* YOUR TASK
Set down, in full, every record in the block.

* DATASET ROWS

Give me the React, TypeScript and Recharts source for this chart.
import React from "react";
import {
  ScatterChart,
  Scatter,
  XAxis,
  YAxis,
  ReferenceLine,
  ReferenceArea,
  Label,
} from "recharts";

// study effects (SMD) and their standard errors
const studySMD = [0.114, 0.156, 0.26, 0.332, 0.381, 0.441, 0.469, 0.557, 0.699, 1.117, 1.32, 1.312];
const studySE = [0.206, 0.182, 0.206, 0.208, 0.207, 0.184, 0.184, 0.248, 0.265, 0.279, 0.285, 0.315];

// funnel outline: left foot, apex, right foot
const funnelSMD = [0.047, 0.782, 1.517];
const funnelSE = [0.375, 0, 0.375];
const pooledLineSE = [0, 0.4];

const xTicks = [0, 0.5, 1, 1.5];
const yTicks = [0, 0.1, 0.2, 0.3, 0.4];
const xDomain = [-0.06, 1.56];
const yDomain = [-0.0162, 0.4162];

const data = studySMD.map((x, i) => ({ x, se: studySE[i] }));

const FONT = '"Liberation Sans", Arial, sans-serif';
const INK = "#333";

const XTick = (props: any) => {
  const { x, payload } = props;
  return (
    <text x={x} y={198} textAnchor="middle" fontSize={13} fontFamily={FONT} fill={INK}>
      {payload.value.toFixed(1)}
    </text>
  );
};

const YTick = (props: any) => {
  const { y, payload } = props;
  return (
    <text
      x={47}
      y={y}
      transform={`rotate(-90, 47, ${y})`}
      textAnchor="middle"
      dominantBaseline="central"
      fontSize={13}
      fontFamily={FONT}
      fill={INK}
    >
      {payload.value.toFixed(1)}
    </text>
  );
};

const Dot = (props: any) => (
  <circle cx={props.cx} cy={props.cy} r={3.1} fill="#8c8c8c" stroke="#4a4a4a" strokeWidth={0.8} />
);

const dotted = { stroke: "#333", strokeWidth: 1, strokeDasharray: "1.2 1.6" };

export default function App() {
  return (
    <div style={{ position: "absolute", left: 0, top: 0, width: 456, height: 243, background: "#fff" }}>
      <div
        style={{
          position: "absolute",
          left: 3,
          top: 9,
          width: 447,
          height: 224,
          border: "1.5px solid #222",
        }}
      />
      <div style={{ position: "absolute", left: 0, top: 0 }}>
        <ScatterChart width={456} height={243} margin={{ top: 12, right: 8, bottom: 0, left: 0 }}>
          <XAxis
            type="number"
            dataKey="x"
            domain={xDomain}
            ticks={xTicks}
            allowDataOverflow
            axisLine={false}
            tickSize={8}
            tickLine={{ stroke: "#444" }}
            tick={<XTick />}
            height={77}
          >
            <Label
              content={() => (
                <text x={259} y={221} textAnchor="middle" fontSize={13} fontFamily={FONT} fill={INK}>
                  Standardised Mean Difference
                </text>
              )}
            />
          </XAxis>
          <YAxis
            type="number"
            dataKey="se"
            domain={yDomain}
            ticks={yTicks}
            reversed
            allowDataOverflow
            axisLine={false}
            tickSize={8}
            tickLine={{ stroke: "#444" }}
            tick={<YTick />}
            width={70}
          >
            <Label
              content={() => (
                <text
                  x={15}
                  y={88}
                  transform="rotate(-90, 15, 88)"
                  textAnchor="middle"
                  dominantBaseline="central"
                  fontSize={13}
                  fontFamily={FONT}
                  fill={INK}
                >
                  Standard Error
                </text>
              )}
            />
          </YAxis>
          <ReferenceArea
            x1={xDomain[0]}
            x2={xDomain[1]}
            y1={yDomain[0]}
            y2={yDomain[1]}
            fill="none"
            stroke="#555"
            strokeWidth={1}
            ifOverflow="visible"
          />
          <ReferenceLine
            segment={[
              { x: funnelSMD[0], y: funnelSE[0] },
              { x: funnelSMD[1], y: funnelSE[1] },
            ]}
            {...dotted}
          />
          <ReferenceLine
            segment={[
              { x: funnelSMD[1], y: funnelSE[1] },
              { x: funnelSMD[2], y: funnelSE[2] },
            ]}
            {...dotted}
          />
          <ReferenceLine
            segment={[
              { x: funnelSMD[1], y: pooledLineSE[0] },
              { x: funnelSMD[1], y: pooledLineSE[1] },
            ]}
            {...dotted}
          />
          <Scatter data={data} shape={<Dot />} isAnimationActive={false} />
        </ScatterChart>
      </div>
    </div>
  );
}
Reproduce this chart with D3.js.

* WRITTEN RESPONSE
Give me the React, TypeScript and Recharts source for this chart.
import React from "react";
import {
  ScatterChart,
  Scatter,
  XAxis,
  YAxis,
  ReferenceLine,
  ReferenceArea,
  Label,
} from "recharts";

// study effects (SMD) and their standard errors
const studySMD = [0.114, 0.156, 0.26, 0.332, 0.381, 0.441, 0.469, 0.557, 0.699, 1.117, 1.32, 1.312];
const studySE = [0.206, 0.182, 0.206, 0.208, 0.207, 0.184, 0.184, 0.248, 0.265, 0.279, 0.285, 0.315];

// funnel outline: left foot, apex, right foot
const funnelSMD = [0.047, 0.782, 1.517];
const funnelSE = [0.375, 0, 0.375];
const pooledLineSE = [0, 0.4];

const xTicks = [0, 0.5, 1, 1.5];
const yTicks = [0, 0.1, 0.2, 0.3, 0.4];
const xDomain = [-0.06, 1.56];
const yDomain = [-0.0162, 0.4162];

const data = studySMD.map((x, i) => ({ x, se: studySE[i] }));

const FONT = '"Liberation Sans", Arial, sans-serif';
const INK = "#333";

const XTick = (props: any) => {
  const { x, payload } = props;
  return (
    <text x={x} y={198} textAnchor="middle" fontSize={13} fontFamily={FONT} fill={INK}>
      {payload.value.toFixed(1)}
    </text>
  );
};

const YTick = (props: any) => {
  const { y, payload } = props;
  return (
    <text
      x={47}
      y={y}
      transform={`rotate(-90, 47, ${y})`}
      textAnchor="middle"
      dominantBaseline="central"
      fontSize={13}
      fontFamily={FONT}
      fill={INK}
    >
      {payload.value.toFixed(1)}
    </text>
  );
};

const Dot = (props: any) => (
  <circle cx={props.cx} cy={props.cy} r={3.1} fill="#8c8c8c" stroke="#4a4a4a" strokeWidth={0.8} />
);

const dotted = { stroke: "#333", strokeWidth: 1, strokeDasharray: "1.2 1.6" };

export default function App() {
  return (
    <div style={{ position: "absolute", left: 0, top: 0, width: 456, height: 243, background: "#fff" }}>
      <div
        style={{
          position: "absolute",
          left: 3,
          top: 9,
          width: 447,
          height: 224,
          border: "1.5px solid #222",
        }}
      />
      <div style={{ position: "absolute", left: 0, top: 0 }}>
        <ScatterChart width={456} height={243} margin={{ top: 12, right: 8, bottom: 0, left: 0 }}>
          <XAxis
            type="number"
            dataKey="x"
            domain={xDomain}
            ticks={xTicks}
            allowDataOverflow
            axisLine={false}
            tickSize={8}
            tickLine={{ stroke: "#444" }}
            tick={<XTick />}
            height={77}
          >
            <Label
              content={() => (
                <text x={259} y={221} textAnchor="middle" fontSize={13} fontFamily={FONT} fill={INK}>
                  Standardised Mean Difference
                </text>
              )}
            />
          </XAxis>
          <YAxis
            type="number"
            dataKey="se"
            domain={yDomain}
            ticks={yTicks}
            reversed
            allowDataOverflow
            axisLine={false}
            tickSize={8}
            tickLine={{ stroke: "#444" }}
            tick={<YTick />}
            width={70}
          >
            <Label
              content={() => (
                <text
                  x={15}
                  y={88}
                  transform="rotate(-90, 15, 88)"
                  textAnchor="middle"
                  dominantBaseline="central"
                  fontSize={13}
                  fontFamily={FONT}
                  fill={INK}
                >
                  Standard Error
                </text>
              )}
            />
          </YAxis>
          <ReferenceArea
            x1={xDomain[0]}
            x2={xDomain[1]}
            y1={yDomain[0]}
            y2={yDomain[1]}
            fill="none"
            stroke="#555"
            strokeWidth={1}
            ifOverflow="visible"
          />
          <ReferenceLine
            segment={[
              { x: funnelSMD[0], y: funnelSE[0] },
              { x: funnelSMD[1], y: funnelSE[1] },
            ]}
            {...dotted}
          />
          <ReferenceLine
            segment={[
              { x: funnelSMD[1], y: funnelSE[1] },
              { x: funnelSMD[2], y: funnelSE[2] },
            ]}
            {...dotted}
          />
          <ReferenceLine
            segment={[
              { x: funnelSMD[1], y: pooledLineSE[0] },
              { x: funnelSMD[1], y: pooledLineSE[1] },
            ]}
            {...dotted}
          />
          <Scatter data={data} shape={<Dot />} isAnimationActive={false} />
        </ScatterChart>
      </div>
    </div>
  );
}
Reproduce this chart with D3.js.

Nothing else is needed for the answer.